Dataset content →
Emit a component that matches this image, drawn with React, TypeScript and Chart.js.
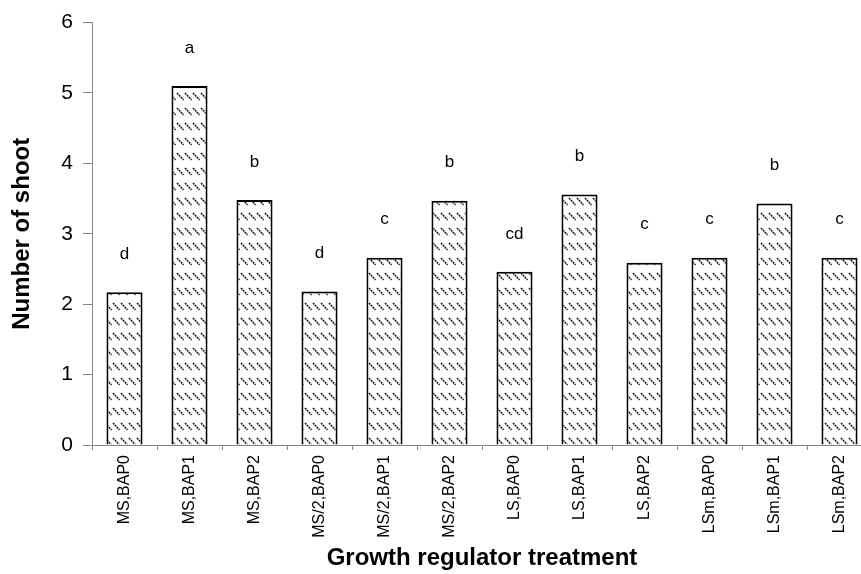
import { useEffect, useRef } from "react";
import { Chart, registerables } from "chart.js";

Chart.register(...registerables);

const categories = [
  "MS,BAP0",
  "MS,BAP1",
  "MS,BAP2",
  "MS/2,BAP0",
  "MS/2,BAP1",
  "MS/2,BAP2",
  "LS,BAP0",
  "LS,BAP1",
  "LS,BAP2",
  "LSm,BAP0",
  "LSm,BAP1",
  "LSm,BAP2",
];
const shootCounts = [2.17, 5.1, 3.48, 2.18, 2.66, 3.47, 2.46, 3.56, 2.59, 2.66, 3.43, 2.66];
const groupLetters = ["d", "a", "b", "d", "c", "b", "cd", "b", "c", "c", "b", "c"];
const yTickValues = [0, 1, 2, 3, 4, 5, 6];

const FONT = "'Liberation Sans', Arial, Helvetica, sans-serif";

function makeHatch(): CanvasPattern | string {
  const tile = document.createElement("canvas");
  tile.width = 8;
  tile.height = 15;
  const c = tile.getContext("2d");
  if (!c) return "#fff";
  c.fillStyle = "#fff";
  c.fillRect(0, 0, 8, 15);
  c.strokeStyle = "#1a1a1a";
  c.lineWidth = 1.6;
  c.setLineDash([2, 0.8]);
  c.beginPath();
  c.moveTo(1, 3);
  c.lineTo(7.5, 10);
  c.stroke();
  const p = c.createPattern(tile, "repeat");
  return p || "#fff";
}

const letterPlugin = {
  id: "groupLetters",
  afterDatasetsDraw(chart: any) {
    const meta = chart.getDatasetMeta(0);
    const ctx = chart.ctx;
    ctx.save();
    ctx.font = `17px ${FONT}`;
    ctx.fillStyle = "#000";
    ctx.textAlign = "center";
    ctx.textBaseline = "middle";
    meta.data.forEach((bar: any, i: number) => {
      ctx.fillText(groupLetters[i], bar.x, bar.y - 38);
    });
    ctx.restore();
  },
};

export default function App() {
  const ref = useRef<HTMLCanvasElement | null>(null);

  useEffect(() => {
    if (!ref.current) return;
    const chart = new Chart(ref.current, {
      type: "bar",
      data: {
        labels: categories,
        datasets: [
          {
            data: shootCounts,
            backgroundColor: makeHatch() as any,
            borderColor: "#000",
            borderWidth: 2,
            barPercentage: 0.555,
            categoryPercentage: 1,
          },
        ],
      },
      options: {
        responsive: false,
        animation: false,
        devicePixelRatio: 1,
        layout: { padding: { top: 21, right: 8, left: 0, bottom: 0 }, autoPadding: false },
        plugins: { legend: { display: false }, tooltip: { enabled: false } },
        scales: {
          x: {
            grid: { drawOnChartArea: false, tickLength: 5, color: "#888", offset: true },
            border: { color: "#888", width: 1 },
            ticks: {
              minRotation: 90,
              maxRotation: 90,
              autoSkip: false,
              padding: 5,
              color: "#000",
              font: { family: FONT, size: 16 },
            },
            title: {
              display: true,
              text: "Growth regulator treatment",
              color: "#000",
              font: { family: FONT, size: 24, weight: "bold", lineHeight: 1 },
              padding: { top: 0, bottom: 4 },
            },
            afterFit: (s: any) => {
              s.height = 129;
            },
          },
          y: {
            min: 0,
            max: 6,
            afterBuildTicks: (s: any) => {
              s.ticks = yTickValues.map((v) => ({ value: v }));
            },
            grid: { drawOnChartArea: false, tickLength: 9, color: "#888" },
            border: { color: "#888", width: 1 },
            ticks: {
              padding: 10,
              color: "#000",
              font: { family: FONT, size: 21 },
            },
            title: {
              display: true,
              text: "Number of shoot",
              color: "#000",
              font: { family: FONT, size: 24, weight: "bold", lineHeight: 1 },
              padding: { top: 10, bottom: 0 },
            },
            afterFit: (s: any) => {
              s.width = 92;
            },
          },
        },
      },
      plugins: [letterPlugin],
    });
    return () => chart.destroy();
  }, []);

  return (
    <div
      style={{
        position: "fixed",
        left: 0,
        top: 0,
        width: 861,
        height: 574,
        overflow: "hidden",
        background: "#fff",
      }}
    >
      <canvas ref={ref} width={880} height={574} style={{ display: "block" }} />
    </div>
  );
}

Given request → Set down the material exactly, every line of it, except for the pictures.

Exercise answer →
Emit a component that matches this image, drawn with React, TypeScript and Chart.js.
import { useEffect, useRef } from "react";
import { Chart, registerables } from "chart.js";

Chart.register(...registerables);

const categories = [
  "MS,BAP0",
  "MS,BAP1",
  "MS,BAP2",
  "MS/2,BAP0",
  "MS/2,BAP1",
  "MS/2,BAP2",
  "LS,BAP0",
  "LS,BAP1",
  "LS,BAP2",
  "LSm,BAP0",
  "LSm,BAP1",
  "LSm,BAP2",
];
const shootCounts = [2.17, 5.1, 3.48, 2.18, 2.66, 3.47, 2.46, 3.56, 2.59, 2.66, 3.43, 2.66];
const groupLetters = ["d", "a", "b", "d", "c", "b", "cd", "b", "c", "c", "b", "c"];
const yTickValues = [0, 1, 2, 3, 4, 5, 6];

const FONT = "'Liberation Sans', Arial, Helvetica, sans-serif";

function makeHatch(): CanvasPattern | string {
  const tile = document.createElement("canvas");
  tile.width = 8;
  tile.height = 15;
  const c = tile.getContext("2d");
  if (!c) return "#fff";
  c.fillStyle = "#fff";
  c.fillRect(0, 0, 8, 15);
  c.strokeStyle = "#1a1a1a";
  c.lineWidth = 1.6;
  c.setLineDash([2, 0.8]);
  c.beginPath();
  c.moveTo(1, 3);
  c.lineTo(7.5, 10);
  c.stroke();
  const p = c.createPattern(tile, "repeat");
  return p || "#fff";
}

const letterPlugin = {
  id: "groupLetters",
  afterDatasetsDraw(chart: any) {
    const meta = chart.getDatasetMeta(0);
    const ctx = chart.ctx;
    ctx.save();
    ctx.font = `17px ${FONT}`;
    ctx.fillStyle = "#000";
    ctx.textAlign = "center";
    ctx.textBaseline = "middle";
    meta.data.forEach((bar: any, i: number) => {
      ctx.fillText(groupLetters[i], bar.x, bar.y - 38);
    });
    ctx.restore();
  },
};

export default function App() {
  const ref = useRef<HTMLCanvasElement | null>(null);

  useEffect(() => {
    if (!ref.current) return;
    const chart = new Chart(ref.current, {
      type: "bar",
      data: {
        labels: categories,
        datasets: [
          {
            data: shootCounts,
            backgroundColor: makeHatch() as any,
            borderColor: "#000",
            borderWidth: 2,
            barPercentage: 0.555,
            categoryPercentage: 1,
          },
        ],
      },
      options: {
        responsive: false,
        animation: false,
        devicePixelRatio: 1,
        layout: { padding: { top: 21, right: 8, left: 0, bottom: 0 }, autoPadding: false },
        plugins: { legend: { display: false }, tooltip: { enabled: false } },
        scales: {
          x: {
            grid: { drawOnChartArea: false, tickLength: 5, color: "#888", offset: true },
            border: { color: "#888", width: 1 },
            ticks: {
              minRotation: 90,
              maxRotation: 90,
              autoSkip: false,
              padding: 5,
              color: "#000",
              font: { family: FONT, size: 16 },
            },
            title: {
              display: true,
              text: "Growth regulator treatment",
              color: "#000",
              font: { family: FONT, size: 24, weight: "bold", lineHeight: 1 },
              padding: { top: 0, bottom: 4 },
            },
            afterFit: (s: any) => {
              s.height = 129;
            },
          },
          y: {
            min: 0,
            max: 6,
            afterBuildTicks: (s: any) => {
              s.ticks = yTickValues.map((v) => ({ value: v }));
            },
            grid: { drawOnChartArea: false, tickLength: 9, color: "#888" },
            border: { color: "#888", width: 1 },
            ticks: {
              padding: 10,
              color: "#000",
              font: { family: FONT, size: 21 },
            },
            title: {
              display: true,
              text: "Number of shoot",
              color: "#000",
              font: { family: FONT, size: 24, weight: "bold", lineHeight: 1 },
              padding: { top: 10, bottom: 0 },
            },
            afterFit: (s: any) => {
              s.width = 92;
            },
          },
        },
      },
      plugins: [letterPlugin],
    });
    return () => chart.destroy();
  }, []);

  return (
    <div
      style={{
        position: "fixed",
        left: 0,
        top: 0,
        width: 861,
        height: 574,
        overflow: "hidden",
        background: "#fff",
      }}
    >
      <canvas ref={ref} width={880} height={574} style={{ display: "block" }} />
    </div>
  );
}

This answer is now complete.